- EXERCISE GOAL: Take the lines from the head of the listing through the one bearing "t_line = np.round(np.arange(0, 201)" and copy them exactly, leaving every picture out.

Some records
★ ★ ★
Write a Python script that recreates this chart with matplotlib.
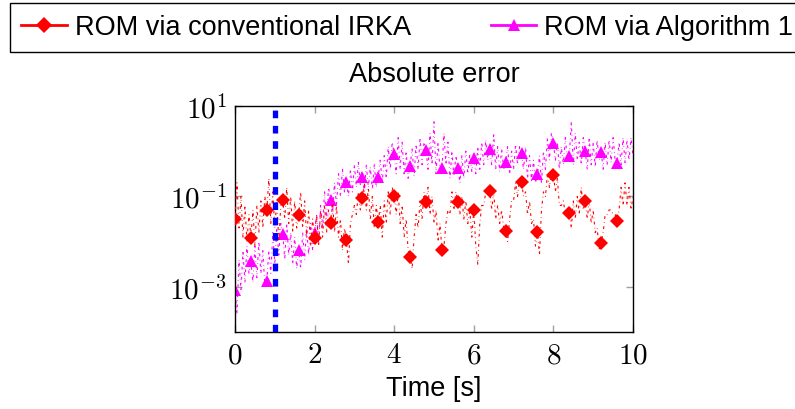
import numpy as np
import matplotlib
matplotlib.use("Agg")
import matplotlib.pyplot as plt
from matplotlib.lines import Line2D

plt.rcParams['font.family'] = ['Liberation Sans', 'DejaVu Sans']
plt.rcParams['mathtext.fontset'] = 'cm'

# --- data (log10 of absolute error) ---
t_line = np.round(np.arange(0, 201) * 0.05, 2)

irka_log = [
    -1.51, -0.7, -1.7, -1.0, -1.9, -1.2, -2.0, -1.4,
    -1.91, -1.3, -2.1, -1.2, -1.8, -1.1, -1.7, -1.0,
    -1.31, -0.6, -1.6, -0.9, -1.7, -1.1, -2.0, -1.2,
    -1.09, -1.5, -0.8, -1.6, -1.0, -1.8, -1.1, -1.7,
    -1.41, -0.9, -1.7, -1.1, -1.9, -1.3, -2.1, -1.5,
    -1.91, -1.4, -2.1, -1.3, -1.9, -1.2, -1.8, -1.3,
    -1.58, -1.1, -1.8, -1.2, -1.9, -1.5, -2.2, -1.7,
    -1.97, -2.5, -1.6, -1.4, -1.2, -1.4, -0.9, -1.3,
    -1.03, -0.7, -1.3, -0.8, -1.5, -1.0, -1.7, -1.2,
    -1.57, -1.2, -1.9, -1.1, -1.6, -0.9, -1.4, -0.8,
    -0.99, -1.4, -0.9, -1.6, -1.2, -1.9, -1.5, -2.2,
    -2.34, -2.6, -1.9, -1.4, -1.7, -1.1, -1.5, -0.9,
    -1.13, -0.8, -1.4, -1.0, -1.6, -1.3, -2.0, -1.6,
    -2.19, -2.1, -1.6, -1.3, -1.4, -0.9, -1.3, -0.9,
    -1.13, -1.4, -1.0, -1.5, -1.1, -1.6, -1.3, -1.9,
    -1.29, -2.1, -2.5, -1.6, -1.2, -1.2, -0.9, -0.8,
    -0.87, -1.3, -0.9, -1.5, -1.2, -1.6, -1.3, -1.7,
    -1.77, -2.0, -1.5, -1.1, -1.1, -0.7, -1.0, -0.6,
    -0.68, -1.0, -0.9, -1.4, -1.1, -1.6, -1.5, -2.1,
    -1.79, -2.3, -1.3, -0.9, -1.0, -0.5, -0.8, -0.45,
    -0.52, -0.9, -0.6, -1.2, -1.2, -1.1, -1.4, -1.3,
    -1.36, -1.7, -1.1, -1.5, -1.0, -1.4, -0.8, -1.3,
    -1.11, -1.5, -1.1, -1.6, -1.3, -1.8, -1.7, -2.2,
    -2.02, -1.8, -1.4, -1.4, -1.3, -1.3, -1.4, -1.4,
    -1.55, -1.3, -0.8, -1.2, -0.7, -1.2, -0.8, -1.3,
    -1.0,
]

alg1_log = [
    -3.08, -3.6, -2.4, -3.1, -2.2, -2.9, -2.1, -2.7,
    -2.44, -2.9, -2.1, -2.8, -2.0, -2.7, -2.2, -3.0,
    -2.87, -2.2, -2.7, -1.8, -2.5, -1.7, -2.3, -1.6,
    -1.83, -2.4, -1.6, -2.3, -1.8, -2.5, -1.9, -2.6,
    -2.19, -2.6, -1.8, -2.4, -1.7, -2.3, -1.6, -2.2,
    -1.80, -1.4, -2.0, -1.2, -1.7, -0.9, -1.5, -0.8,
    -1.07, -1.4, -0.7, -1.2, -0.5, -1.0, -0.4, -0.9,
    -0.68, -1.0, -0.4, -0.9, -0.3, -0.8, -0.25, -0.75,
    -0.57, -0.9, -0.3, -0.8, -0.35, -0.85, -0.3, -0.8,
    -0.57, -0.2, -0.7, -0.1, -0.6, 0.1, -0.4, 0.2,
    -0.07, -0.5, 0.3, -0.4, 0.2, -0.5, 0.0, -0.6,
    -0.32, 0.05, -0.55, 0.15, -0.4, 0.3, -0.3, 0.2,
    0.03, -0.4, 0.4, -0.3, 0.65, -0.5, 0.2, -0.4,
    -0.37, 0.4, -0.3, 0.2, -0.6, 0.0, -0.55, -0.1,
    -0.37, -0.7, -0.1, -0.6, 0.0, -0.5, -0.05, -0.45,
    -0.15, -0.5, 0.1, -0.4, 0.2, -0.3, 0.25, -0.2,
    0.05, -0.3, 0.4, -0.4, 0.1, -0.45, 0.05, -0.4,
    -0.24, 0.1, -0.5, 0.0, -0.4, 0.15, -0.3, 0.1,
    -0.04, -0.4, 0.1, -0.6, -0.1, -0.65, -0.2, -0.7,
    -0.50, -0.1, -0.7, 0.0, -0.4, 0.3, -0.2, 0.4,
    0.18, -0.2, 0.2, -0.4, 0.1, -0.3, 0.3, -0.2,
    -0.10, 0.65, -0.3, 0.4, -0.2, 0.2, -0.3, 0.3,
    0.0, -0.4, 0.3, -0.3, 0.2, -0.35, 0.25, -0.2,
    -0.02, -0.4, 0.2, -0.3, 0.25, -0.25, 0.3, -0.2,
    -0.26, 0.2, -0.3, 0.3, -0.25, 0.25, -0.2, 0.3,
    -0.1,
]

irka_err = 10.0 ** np.array(irka_log)
alg1_err = 10.0 ** np.array(alg1_log)

# markers every 0.4 s (every 8th sample), last sample has none
mark_idx = list(range(0, 200, 8))

t_switch = 1.0
xticks = [0, 2, 4, 6, 8, 10]
yticks = [1e-3, 1e-1, 1e1]
ytick_labels = [r'$10^{-3}$', r'$10^{-1}$', r'$10^{1}$']

RED = '#ff0000'
MAGENTA = '#ff00ff'
LINE_STYLE = (0, (2.5, 3.0, 0.6, 3.0))
FS = 19.5

fig = plt.figure(figsize=(7.95, 4.10), dpi=100)
ax = fig.add_axes([235/795, 1 - 333/410, 398/795, 226/410])

ax.plot(t_line, irka_err, color=RED, lw=0.8, ls=LINE_STYLE, marker='D', markersize=7,
        markevery=mark_idx, markeredgewidth=0, zorder=3)
ax.plot(t_line, alg1_err, color=MAGENTA, lw=0.8, ls=LINE_STYLE, marker='^', markersize=8,
        markevery=mark_idx, markeredgewidth=0, zorder=2)
ax.axvline(t_switch, color='blue', lw=3.8, ls=(0, (1.45, 1.45)), zorder=4)

ax.set_yscale('log')
ax.set_xlim(0, 10)
ax.set_ylim(1e-4, 1e1)
ax.set_xticks(xticks)
ax.set_xticklabels([rf'${v}$' for v in xticks])
ax.set_yticks(yticks)
ax.set_yticklabels(ytick_labels)
ax.yaxis.set_minor_locator(matplotlib.ticker.NullLocator())
ax.tick_params(which='both', direction='in', top=True, right=True, length=5,
               width=1, color='#a0a0a0', labelsize=21, pad=6)
for s in ax.spines.values():
    s.set_linewidth(1.0)

ax.set_xlabel('Time [s]', fontsize=FS, labelpad=5)
ax.set_title('Absolute error', fontsize=FS, pad=18)

handles = [
    Line2D([], [], color=RED, lw=2, marker='D', markersize=8, markeredgewidth=0),
    Line2D([], [], color=MAGENTA, lw=2, marker='^', markersize=9, markeredgewidth=0),
]
labels = ['ROM via conventional IRKA', 'ROM via Algorithm 1']
leg = fig.legend(handles, labels, loc='upper left', bbox_to_anchor=(10/795, 1 - 4/410),
                 ncol=2, fontsize=FS, frameon=True, fancybox=False, edgecolor='black',
                 framealpha=1, handlelength=1.67, handletextpad=0.3,
                 columnspacing=2.96, borderpad=0.42, borderaxespad=0)
leg.get_frame().set_linewidth(1.0)

fig.savefig('out.png', dpi=100)
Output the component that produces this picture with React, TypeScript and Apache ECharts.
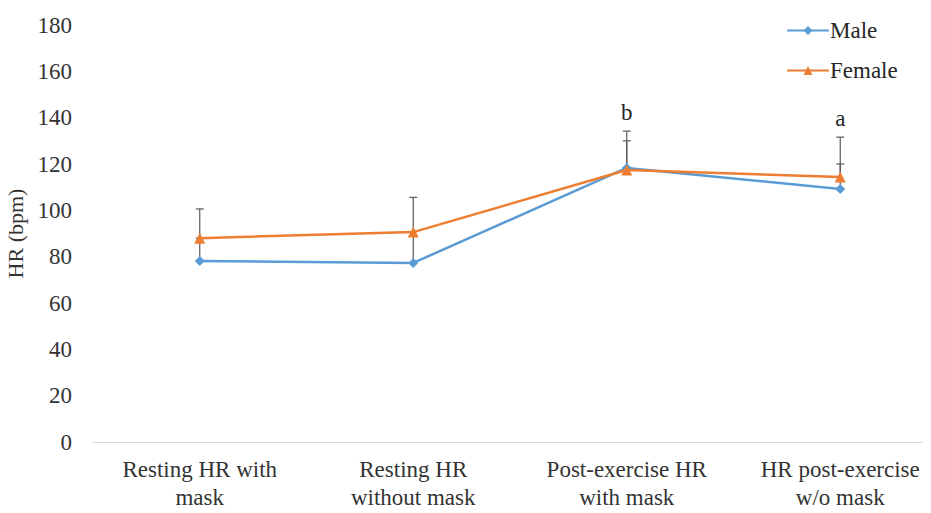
import React, { useEffect, useRef } from "react";
import * as echarts from "echarts";

const categories = [
  "Resting HR with\nmask",
  "Resting HR\nwithout mask",
  "Post-exercise HR\nwith mask",
  "HR post-exercise\nw/o mask",
];
const maleValues = [78.1, 77.3, 118.3, 109.2];
const femaleValues = [88.0, 90.6, 117.4, 114.4];
const maleErrorTop = [88.0, 89.0, 130.0, 131.6];
const femaleErrorTop = [100.6, 105.6, 134.2, 120.0];
const annotations = ["", "", "b", "a"];
const yTicks = { min: 0, max: 180, interval: 20 };

const FONT = "Liberation Serif";
const TEXT = "#333333";

export default function App() {
  const ref = useRef<HTMLDivElement>(null);
  useEffect(() => {
    if (!ref.current) return;
    const chart = echarts.init(ref.current, undefined, { renderer: "svg" });

    const errData = (vals: number[], tops: number[]) =>
      vals.map((v, i) => [i, v, tops[i]]);

    const errorRender = (withLabel: boolean) => (params: any, api: any) => {
      const i = api.value(0);
      const lo = api.coord([i, api.value(1)]);
      const hi = api.coord([i, api.value(2)]);
      const children: any[] = [
        {
          type: "line",
          shape: { x1: lo[0], y1: lo[1], x2: hi[0], y2: hi[1] },
          style: { stroke: "#595959", lineWidth: 1.2 },
        },
        {
          type: "line",
          shape: { x1: hi[0] - 4, y1: hi[1], x2: hi[0] + 4, y2: hi[1] },
          style: { stroke: "#595959", lineWidth: 1.2 },
        },
      ];
      if (withLabel && annotations[i]) {
        const topVal = Math.max(maleErrorTop[i], femaleErrorTop[i]);
        const p = api.coord([i, topVal]);
        children.push({
          type: "text",
          x: p[0],
          y: p[1] - 7,
          style: {
            text: annotations[i],
            fill: "#262626",
            fontFamily: FONT,
            fontSize: 23,
            align: "center",
            verticalAlign: "bottom",
          },
        });
      }
      return { type: "group", children };
    };

    chart.setOption({
      animation: false,
      backgroundColor: "#ffffff",
      grid: {
        left: 93,
        right: 0,
        top: 25,
        bottom: 71,
        containLabel: false,
        outerBoundsMode: "none",
      },
      legend: {
        orient: "vertical",
        left: 781,
        top: 14,
        itemWidth: 42,
        itemHeight: 11,
        itemGap: 17,
        textStyle: { fontFamily: FONT, fontSize: 23, color: "#262626", padding: [0, 0, 0, -4] },
        data: ["Male", "Female"],
      },
      xAxis: {
        type: "category",
        data: categories,
        axisLine: { lineStyle: { color: "#d9d9d9", width: 1 } },
        axisTick: { show: false },
        axisLabel: {
          interval: 0,
          margin: 13,
          fontFamily: FONT,
          fontSize: 23,
          lineHeight: 28,
          color: TEXT,
        },
      },
      yAxis: {
        type: "value",
        min: yTicks.min,
        max: yTicks.max,
        interval: yTicks.interval,
        name: "HR (bpm)",
        nameLocation: "middle",
        nameGap: 58,
        nameTextStyle: { fontFamily: FONT, fontSize: 22, color: TEXT },
        axisLine: { show: false },
        axisTick: { show: false },
        splitLine: { show: false },
        axisLabel: { fontFamily: FONT, fontSize: 23, color: TEXT, margin: 21 },
      },
      series: [
        {
          type: "custom",
          name: "maleErr",
          renderItem: errorRender(false),
          data: errData(maleValues, maleErrorTop),
          z: 1,
          silent: true,
        },
        {
          type: "custom",
          name: "femaleErr",
          renderItem: errorRender(true),
          data: errData(femaleValues, femaleErrorTop),
          z: 1,
          silent: true,
        },
        {
          name: "Male",
          type: "line",
          data: maleValues,
          symbol: "diamond",
          symbolSize: 10,
          lineStyle: { color: "#5B9BD5", width: 2.5 },
          itemStyle: { color: "#5B9BD5" },
          z: 3,
        },
        {
          name: "Female",
          type: "line",
          data: femaleValues,
          symbol: "triangle",
          symbolSize: 11,
          lineStyle: { color: "#ED7D31", width: 2.5 },
          itemStyle: { color: "#ED7D31" },
          z: 4,
        },
      ],
    });
    return () => chart.dispose();
  }, []);
  return (
    <div style={{ width: 931, height: 513, margin: -8, overflow: "hidden" }}>
      <div ref={ref} style={{ width: 947, height: 513 }} />
    </div>
  );
}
★ ★ ★
- OUTPUT OF THE TASK:
Write a Python script that recreates this chart with matplotlib.
import numpy as np
import matplotlib
matplotlib.use("Agg")
import matplotlib.pyplot as plt
from matplotlib.lines import Line2D

plt.rcParams['font.family'] = ['Liberation Sans', 'DejaVu Sans']
plt.rcParams['mathtext.fontset'] = 'cm'

# --- data (log10 of absolute error) ---
t_line = np.round(np.arange(0, 201) * 0.05, 2)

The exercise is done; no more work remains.